Southern Gas Corridor SGC – a mega-project of Azerbaijan and EU.
This is one of the largest projects to diversify European energy sources. Through the Southern Gas Corridor project, SOCAR is contributing Europe’s growing gas demand with Azerbaijani gas via alternative pipelines. The $40 billion mega-project connects the Caspian region with south-eastern Europe and promotes the economic development of both Azerbaijan and the transit countries.
3500 kilometre natural gas pipeline connects 7 countries from Azerbaijan to Italy. In addition, 11 internationally operating companies and 11 gas wholesalers are involved. Alternative energy suppliers such as Azerbaijan are expected to create a competitive environment in European market. The Southern Gas Corridor created new jobs to over 30 000 people.
The investment decision for the Southern Gas Corridor was made in 2013 together with SOCAR’s partners. The project started with the signing of 25-year gas sales contracts with European gas distribution companies. The construction of three interconnected gas pipelines across continents with a total length of 3,500 kilometres was a highly complex challenge. Now the mission is accomplished – Azerbaijan’s natural gas has arrived in Europe by the end of 2020. It comes from a new source via an alternative route and will contribute to European energy security. There is expected to be a growing demand for additional gas volumes on the European market due to the constant local production decline. The gas from Azerbaijan will contribute filling this gap for the next decades and the importance of cooperation between the Old Continent and Azerbaijan will increase
The importance of this project for Europe is additionally based on the practical implementation of the EU strategy to ensure the diversification of energy supplies to Europe using alternative transport infrastructures and is therefore an important contribution to European energy security. What is special about this project – it is not only another diversion of existing supplies. This is the first project in decades that will really bring new gas supplies to Southeast Europe. The construction of the Southern Gas Corridor has the advantage of allowing the EU to diversify its sources of gas supply. These strategically planned measures will reduce the potential damage in the event of a technical failure or politically motivated interruption of supplies from one to few sources and improve competition.
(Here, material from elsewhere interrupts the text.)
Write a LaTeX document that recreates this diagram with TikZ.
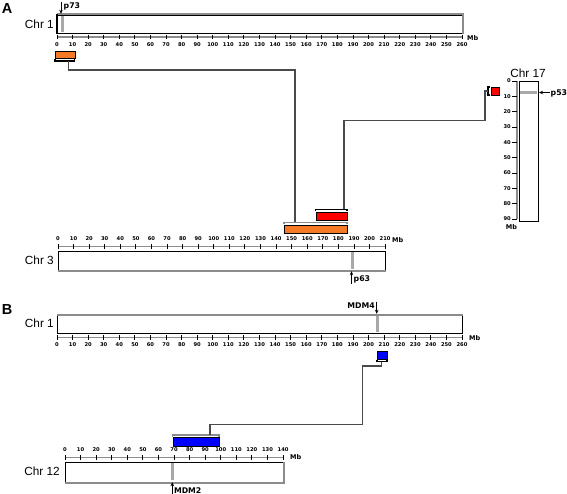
\documentclass[tikz,border=0pt]{standalone}
\usepackage{fontspec}
\setmainfont{Liberation Sans}
\newfontfamily\dejavu{DejaVu Sans}
\usetikzlibrary{arrows.meta}
\definecolor{segorange}{HTML}{F47A25}
\definecolor{segred}{HTML}{FF0000}
\definecolor{segblue}{HTML}{0000FF}
\definecolor{bandgray}{HTML}{A8A8A8}
\definecolor{edgegray}{HTML}{8C8C8C}
\definecolor{conngray}{HTML}{4A4A4A}
\tikzset{
 chrbox/.style={draw=black, line width=1.1pt, fill=white, inner sep=0pt, anchor=north west},
 shadeedge/.style={draw=edgegray, line width=2pt},
 band/.style={draw=bandgray, line width=3pt},
 axisl/.style={draw=edgegray, line width=1.6pt},
 tickl/.style={draw=black, line width=0.9pt},
 ticklab/.style={font=\dejavu\bfseries\fontsize{5.2}{6}\selectfont, inner sep=0pt},
 mblab/.style={font=\dejavu\bfseries\fontsize{6.5}{7}\selectfont, inner sep=0pt},
 genelab/.style={font=\dejavu\bfseries\fontsize{7.8}{8}\selectfont, inner sep=0pt},
 chrlab/.style={font=\fontsize{11.8}{13}\selectfont, inner sep=0pt},
 panellab/.style={font=\bfseries\fontsize{14.5}{16}\selectfont, inner sep=0pt},
 seg/.style={draw=black, line width=1pt, inner sep=0pt, anchor=north west},
 brk/.style={draw=black, line width=1.1pt},
 conn/.style={draw=conngray, line width=1.2pt},
 genearrow/.style={draw=black, line width=0.9pt, -{Stealth[length=4pt,width=3.5pt]}},
}
\newcommand\haxis[4]{%
  \draw[axisl] (#1,#2) -- ({#1+#3*1.5577},#2);
  \foreach \m in {0,10,...,#3}{
    \draw[tickl] ({#1+\m*1.5577},{#2-2.4}) -- ++(0,4.8);
    \node[ticklab] at ({#1+\m*1.5577},{#2+#4}) {\m};
  }%
}
\begin{document}
\begin{tikzpicture}[x=1pt,y=-1pt]
\useasboundingbox[fill=white] (0,0) rectangle (567,494);

% ---------------- Panel A ----------------
\node[panellab] (pa) at (7,8.5) {A};

% Chr 1 (A)
\node[chrlab, anchor=east] (c1alab) at (54,24) {Chr 1};
\node[chrbox, minimum width=405pt, minimum height=18.5pt] (chr1a) at (57,14.5) {};
\draw[band] (62,15.8) -- (62,31.8);
\draw[shadeedge] (chr1a.north west) -- (chr1a.north east) -- (chr1a.south east);
\draw[tickl, line width=1.1pt] (chr1a.north west) -- (chr1a.south west);
\haxis{57}{37}{260}{7.5}
\node[mblab, anchor=west] (mb1a) at (467,38) {Mb};
\coordinate (p73tail) at (61,2);
\coordinate (p73head) at (61,13.8);
\draw[genearrow] (p73tail) -- (p73head);
\node[genelab, anchor=west] (p73) at (63.5,6) {p73};

% orange segment on Chr 1
\node[seg, fill=segorange, minimum width=19.5pt, minimum height=7pt] (o1) at (55,51) {};
\draw[brk] (55,59.2) -- (55,61) -- (74.5,61) -- (74.5,59.2);
\coordinate (o1b) at (68.5,61);

% Chr 3
\node[chrlab, anchor=east] (c3lab) at (54,260.5) {Chr 3};
\node[chrbox, minimum width=327pt, minimum height=19pt] (chr3) at (58,251) {};
\draw[band] (352,252.4) -- (352,268.8);
\draw[shadeedge] (chr3.south west) -- (chr3.south east);
\haxis{58}{246.5}{210}{-8}
\node[mblab, anchor=west] (mb3) at (392,240.5) {Mb};
\coordinate (p63tail) at (351.5,284);
\coordinate (p63head) at (351.5,271.2);
\draw[genearrow] (p63tail) -- (p63head);
\node[genelab, anchor=west] (p63) at (353.5,279.5) {p63};

% segments on Chr 3
\node[seg, fill=segorange, minimum width=63pt, minimum height=8pt] (o3) at (284,225) {};
\draw[shadeedge, line width=1.5pt] (284,224.5) -- (284,222.5) -- (347,222.5) -- (347,224.5);
\coordinate (o3b) at (295,222.5);
\node[seg, fill=segred, minimum width=31.5pt, minimum height=7.5pt] (r3) at (315.5,212.5) {};
\draw[brk] (315.5,211.5) -- (315.5,209.5) -- (347,209.5) -- (347,211.5);
\coordinate (r3b) at (344,209.5);

% Chr 17
\node[chrlab] (c17lab) at (528,73) {Chr 17};
\node[chrbox, minimum width=19pt, minimum height=140pt] (chr17) at (519,81) {};
\draw[band] (520.4,92.5) -- (536.6,92.5);
\draw[axisl] (516.8,81) -- (516.8,219);
\foreach \m in {0,10,...,90}{
  \draw[tickl] (512,{81+\m*1.533}) -- (517,{81+\m*1.533});
  \node[ticklab, anchor=east] at (511,{81+\m*1.533}) {\m};
}
\node[mblab] (mb17) at (511.5,227.5) {Mb};
\coordinate (p53tail) at (549.5,92.5);
\coordinate (p53head) at (539,92.5);
\draw[genearrow] (p53tail) -- (p53head);
\node[genelab, anchor=west] (p53) at (550.5,93) {p53};

% red segment near Chr 17
\node[seg, fill=segred, minimum width=8pt, minimum height=8pt] (r17) at (491,87) {};
\draw[brk] (489.8,87) -- (488,87) -- (488,95) -- (489.8,95);
\coordinate (r17b) at (488,91);
\coordinate (k1) at (485,120.5);

% connectors A
\draw[conn] (o1b) -- ++(0,9) -| (o3b);
\draw[conn] (r3b) |- (k1) |- (r17b);

% ---------------- Panel B ----------------
\node[panellab] (pb) at (7,309.5) {B};

% Chr 1 (B)
\node[chrlab, anchor=east] (c1blab) at (54,323.5) {Chr 1};
\node[chrbox, minimum width=405pt, minimum height=18.8pt] (chr1b) at (57,314.5) {};
\draw[band] (377,315.8) -- (377,332);
\draw[shadeedge] (chr1b.north west) -- (chr1b.north east);
\haxis{57}{337.5}{260}{6.8}
\node[mblab, anchor=west] (mb1b) at (469,338.5) {Mb};
\coordinate (mdm4tail) at (376.7,301.5);
\coordinate (mdm4head) at (376.7,313.8);
\draw[genearrow] (mdm4tail) -- (mdm4head);
\node[genelab, anchor=east] (mdm4) at (375,306) {MDM4};

% blue segment on Chr 1
\node[seg, fill=segblue, minimum width=10pt, minimum height=8.3pt] (b1) at (377,351) {};
\draw[brk] (377,359.8) -- (377,361.5) -- (387,361.5) -- (387,359.8);
\coordinate (b1b) at (381.7,361.5);
\coordinate (k2) at (362.3,366);
\coordinate (k3) at (210,424.3);

% Chr 12
\node[chrlab, anchor=east] (c12lab) at (60,471.7) {Chr 12};
\node[chrbox, minimum width=218pt, minimum height=20pt] (chr12) at (64.5,461.7) {};
\draw[band] (172.3,463) -- (172.3,480.4);
\draw[shadeedge] (chr12.south west) -- (chr12.south east) -- (chr12.north east);
\haxis{65}{457.5}{140}{-8}
\node[mblab, anchor=west] (mb12) at (290,457.5) {Mb};
\coordinate (mdm2tail) at (172.3,494);
\coordinate (mdm2head) at (172.3,482.2);
\draw[genearrow] (mdm2tail) -- (mdm2head);
\node[genelab, anchor=west] (mdm2) at (173.8,490.5) {MDM2};

% blue segment on Chr 12
\node[seg, fill=segblue, minimum width=46.3pt, minimum height=8.4pt] (b12) at (172.7,437.3) {};
\draw[shadeedge, line width=1.5pt] (172.7,436.8) -- (172.7,435) -- (219,435) -- (219,436.8);
\coordinate (b12b) at (210,435);

% connector B
\draw[conn] (b1b) |- (k2) |- (k3) -- (b12b);
\end{tikzpicture}
\end{document}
Azerbaijan and SOCAR are proving that they are reliable partners for Europe with the timely completion of the Southern Gas Corridor in December 2020 and will play an important role in supplying gas to Europe as supplier with growing export potential of the much-needed commodity in an environment of rising energy prices.
The Trans-Adriatic Pipeline (TAP) has been granted Project of Common Interest (PCI) status by the European Commission, Parliament and Council. This 878 km pipeline has an annual capacity of 10 bcm, but can potentially transport 20 bcm of gas per year. Its cost is €4.5 billion. After its completion, the TAP was connected to the Italian natural gas grid. Importantly, the gas transported through the TAP will have the possibility to reach other European destinations via Italian gas exit points. The following companies are shareholders in TAP: SOCAR (20%), BP (20%), Snam S.p.A. (20%), Fluxys (19%), Enagas (16%) and Axpo (5%).
The Trans-Anatolian Pipeline (TANAP), which runs across Turkey, is even longer (1,850 km) than the TAP. The construction cost was $6.5 billion and the pipeline will transport 16 bcm of gas, but has the potential to increase the volume up to 31 bcm. TANAP’s shareholders are: Southern Gas Corridor (51%), BOTAS (30%), BP (12%) and SOCAR Turkey Energy (7%). TANAP connects with SCPX on the Turkish-Georgian border and with TAP on the Turkish-Greek border.
Finally, but no less important, the South Caucasus Pipeline (SCP) connects Azerbaijan and Georgia. The current annual capacity of the SCPX (SCP extension) is 24 bcma per year.
The successful implementation of these projects was a top priority for SOCAR. The Southern Gas Corridor can be connected to existing and planned transport infrastructure in South-Eastern Europe and the Balkans, which would create further opportunities for this part of Europe and open the region to new sources of supply. In particular, the Greece-Bulgaria and Turkey-Bulgaria interconnectors and the Ionian-Adriatic Pipeline are of interest to the key actors involved.